Amber Bain’s toured and worked with The 1975, and her gender-bending musical project is destined for the mainstream
When Amber Bain was on holiday in Cornwall, aged eight, she spent a week pretending to be a boy. The act was so convincing that the girl staying next door wrote her love letters. “I do enjoy winding people up,” she says. “I’m a trickster, I guess. And at that age I just genuinely felt really boyish, and didn’t really conform to any of those classic little girl stereotypes.”
This refusal to conform to gender stereotypes has carried over into the now 21-year-old’s work as The Japanese House, starting with the name. “A lot of female musicians, if they use their own name, get described as ‘female artist blah blah blah’,” she says. “By taking away a person’s identity, all you have to focus on is the music, which is kind of cool.”
All Bain’s music to date was worked on with members of The 1975: singer Matt Healy and drummer George Daniel on last year’s ‘Pools To Bathe In’ EP; just Daniel on follow-up EP ‘Clean’. On both, she fuses the ambient sounds of The xx, the classic pop of The Beatles and the harmonies of The Beach Boys, and blends high and low vocals to create ambiguity. The first time you hear her music, you can’t tell if she’s male or female. “I like that my voice is androgynous,” she says, and explains how she got so good at hitting those low notes: “I didn’t want my mum to hear me belting out high notes from my bedroom, so I sung quietly. I had no idea I sounded like a boy until Mum told me. I was like, ‘Cool!’”
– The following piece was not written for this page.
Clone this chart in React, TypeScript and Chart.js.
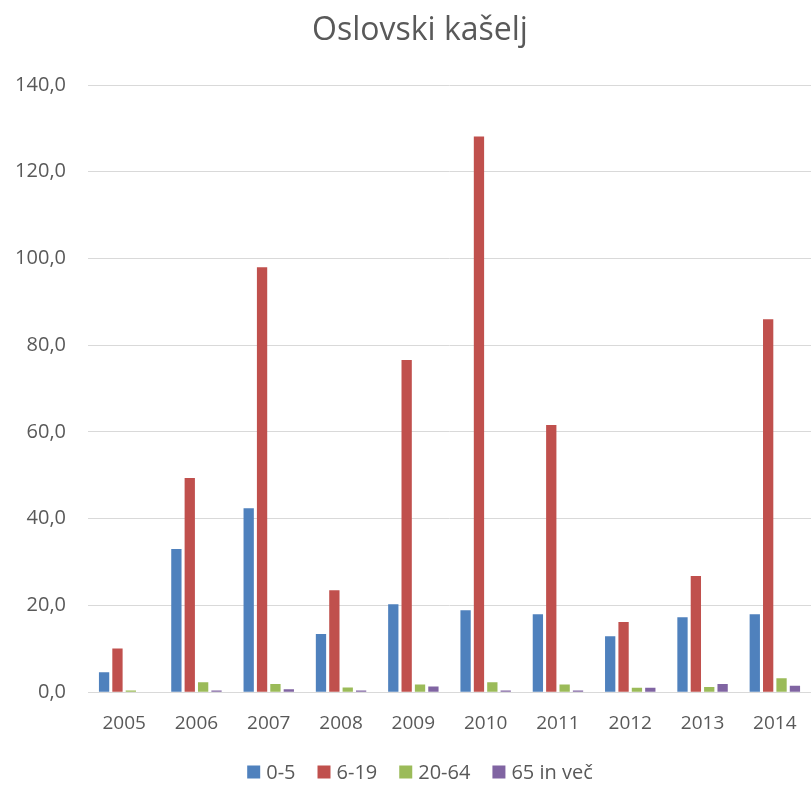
import React, { useEffect, useRef } from "react";
import { Chart, registerables } from "chart.js";

Chart.register(...registerables);

const years = ["2005", "2006", "2007", "2008", "2009", "2010", "2011", "2012", "2013", "2014"];
const age0to5 = [4.6, 33.0, 42.4, 13.4, 20.3, 18.9, 18.0, 12.9, 17.3, 18.0];
const age6to19 = [10.1, 49.4, 98.0, 23.5, 76.6, 128.1, 61.6, 16.2, 26.8, 86.0];
const age20to64 = [0.4, 2.3, 1.9, 1.1, 1.8, 2.3, 1.8, 1.0, 1.2, 3.2];
const age65plus = [0, 0.4, 0.7, 0.4, 1.3, 0.4, 0.4, 1.0, 1.9, 1.5];
const seriesNames = ["0-5", "6-19", "20-64", "65 in več"];
const seriesColors = ["#4F81BD", "#C0504D", "#9BBB59", "#8064A2"];
const titleText = "Oslovski kašelj";

const FONT = "'Open Sans', sans-serif";
const TEXT = "#595959";

const titlePlugin = {
  id: "customTitle",
  afterDraw(chart: any) {
    const ctx = chart.ctx;
    ctx.save();
    ctx.font = `normal 32px ${FONT}`;
    ctx.fillStyle = TEXT;
    ctx.textAlign = "center";
    ctx.textBaseline = "middle";
    ctx.fillText(titleText, 420, 31);
    ctx.restore();
  },
};

const legendPlugin = {
  id: "customLegend",
  afterDraw(chart: any) {
    const ctx = chart.ctx;
    ctx.save();
    ctx.font = `normal 20px ${FONT}`;
    const box = 13;
    const gapText = 6;
    const gapItem = 22;
    const items = chart.data.datasets.map((ds: any) => ({
      text: ds.label,
      color: ds.backgroundColor,
      w: box + gapText + ctx.measureText(ds.label).width,
    }));
    const total = items.reduce((s: number, it: any) => s + it.w, 0) + gapItem * (items.length - 1);
    let x = 420 - total / 2;
    const cy = 772;
    ctx.textBaseline = "middle";
    ctx.textAlign = "left";
    items.forEach((it: any) => {
      ctx.fillStyle = it.color;
      ctx.fillRect(x, cy - box / 2, box, box);
      ctx.fillStyle = TEXT;
      ctx.fillText(it.text, x + box + gapText, cy + 1);
      x += it.w + gapItem;
    });
    ctx.restore();
  },
};

export default function App() {
  const ref = useRef<HTMLCanvasElement | null>(null);

  useEffect(() => {
    if (!ref.current) return;
    const values = [age0to5, age6to19, age20to64, age65plus];
    const chart = new Chart(ref.current, {
      type: "bar",
      data: {
        labels: years,
        datasets: values.map((v, i) => ({
          label: seriesNames[i],
          data: v,
          backgroundColor: seriesColors[i],
          borderWidth: 0,
          categoryPercentage: 0.74,
          barPercentage: 0.77,
        })),
      },
      plugins: [titlePlugin, legendPlugin],
      options: {
        animation: false,
        responsive: true,
        maintainAspectRatio: false,
        layout: { padding: { left: 0, right: 0, top: 85, bottom: 42 } },
        plugins: {
          title: { display: false },
          legend: { display: false },
          tooltip: { enabled: false },
        },
        scales: {
          x: {
            offset: true,
            grid: { display: false, offset: true },
            border: { display: true, color: "#D9D9D9", width: 1 },
            ticks: {
              color: TEXT,
              font: { family: FONT, size: 19 },
              padding: 12,
              maxRotation: 0,
            },
          },
          y: {
            min: 0,
            max: 140,
            ticks: {
              stepSize: 20,
              color: TEXT,
              font: { family: FONT, size: 20 },
              padding: 22,
              callback: (v: any) => Number(v).toFixed(1).replace(".", ","),
            },
            grid: { color: "#D9D9D9", lineWidth: 1, drawTicks: false },
            border: { display: false },
            afterFit: (scale: any) => {
              scale.width = 88;
            },
          },
        },
      },
    });
    return () => chart.destroy();
  }, []);

  return (
    <div style={{ position: "fixed", left: 0, top: 0, width: 811, height: 789, background: "#fff" }}>
      <canvas ref={ref} />
    </div>
  );
}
Bain’s voice adds to the sense of mystery that surrounds The Japanese House. At first, there were no pics of her “because I really hate having my photo taken – it genuinely scares me”. So does playing live. “At first I was so scared of it, having panic and anxiety attacks. My body would be shaking for hours. Then [when I was touring] in Australia it kind of just went.”
Now there’s an EP primed for autumn and a debut album in the pipeline. “I have no idea what it’s gonna sound like,” she says of the album. There’s the trickster again.